American journalist and politician (1840–1929)

William Harrison Gallup (May 17, 1840 – October 26, 1929) was an American journalist and politician.

Gallup was born on May 17, 1840, in Summit, New York, to parents Nathan Gallup and Pamela Baird. After attending schools in Warnerville, Charlotteville, and Fredonia, and a seminary, he began teaching. In 1859, Gallup enrolled at the State and National Law School. Upon earning his law degree, he began practicing law in Newburgh. Gallup subsequently moved west, settling in Marshalltown, Iowa in May 1861, where he continued his practice of law for some time.

Gallup began his journalism career by acquiring the Marshalltown Times in October 1861. During the Siege of Vicksburg, Gallup transformed the Times into the first daily publication on the section of the Chicago and North Western Railway between Chicago and Council Bluffs.
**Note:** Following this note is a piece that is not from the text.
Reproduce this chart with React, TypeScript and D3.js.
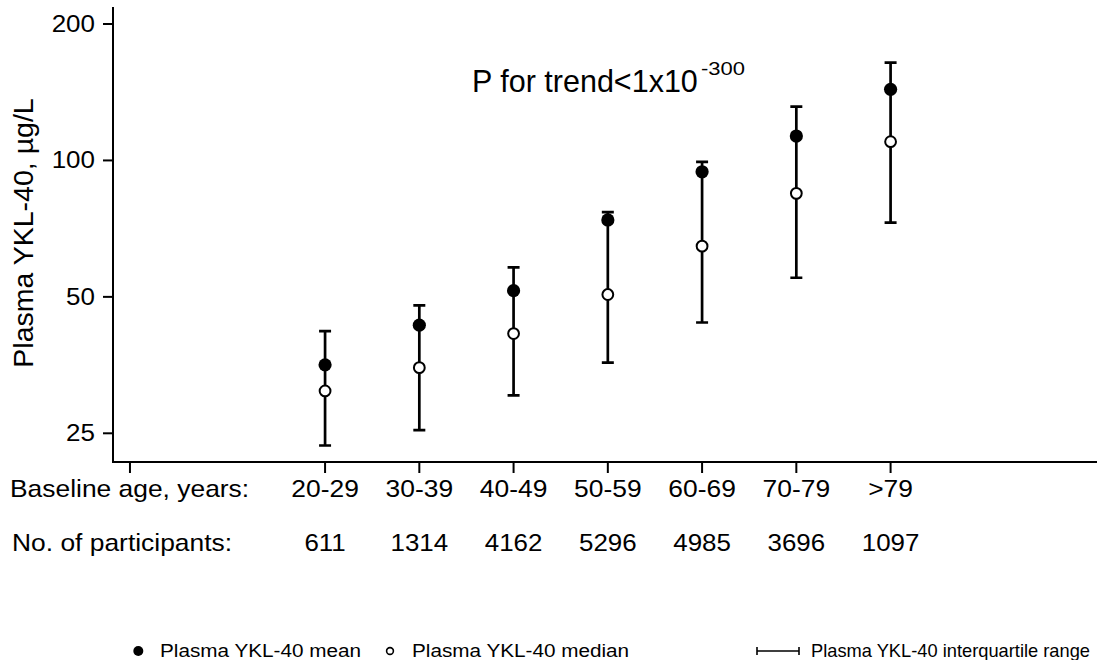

He moved to Boonsboro in December 1864 and founded the Boone Standard. By 1870, Gallup became publisher of Nevada, Iowa's Nevada Representative.

Gallup ran in the 1875 Iowa Senate election as a Republican and won the District 45 seat. He was redistricted in 1877 and remained on the Iowa Senate through 1880, retiring and vacating the District 33 seat. Between 1887 and 1892, Gallup owned the Perry Chief, headquartered in Perry, Iowa. Upon returning to Boone that year, Gallup invested in the Boone Republican, and became sole owner of that publication by 1896. Three years later, he founded the Monthly Review and Advertiser, serving as its publisher from February 1899 to March 1900. Gallup subsequently resumed editorial control and ownership of the Boone Standard in January 1902, retired in June 1908, and died at his home in Boone on October 26, 1929. Gallup was buried in Marshalltown's Riverside Cemetery, next to his wife, who had died in 1923.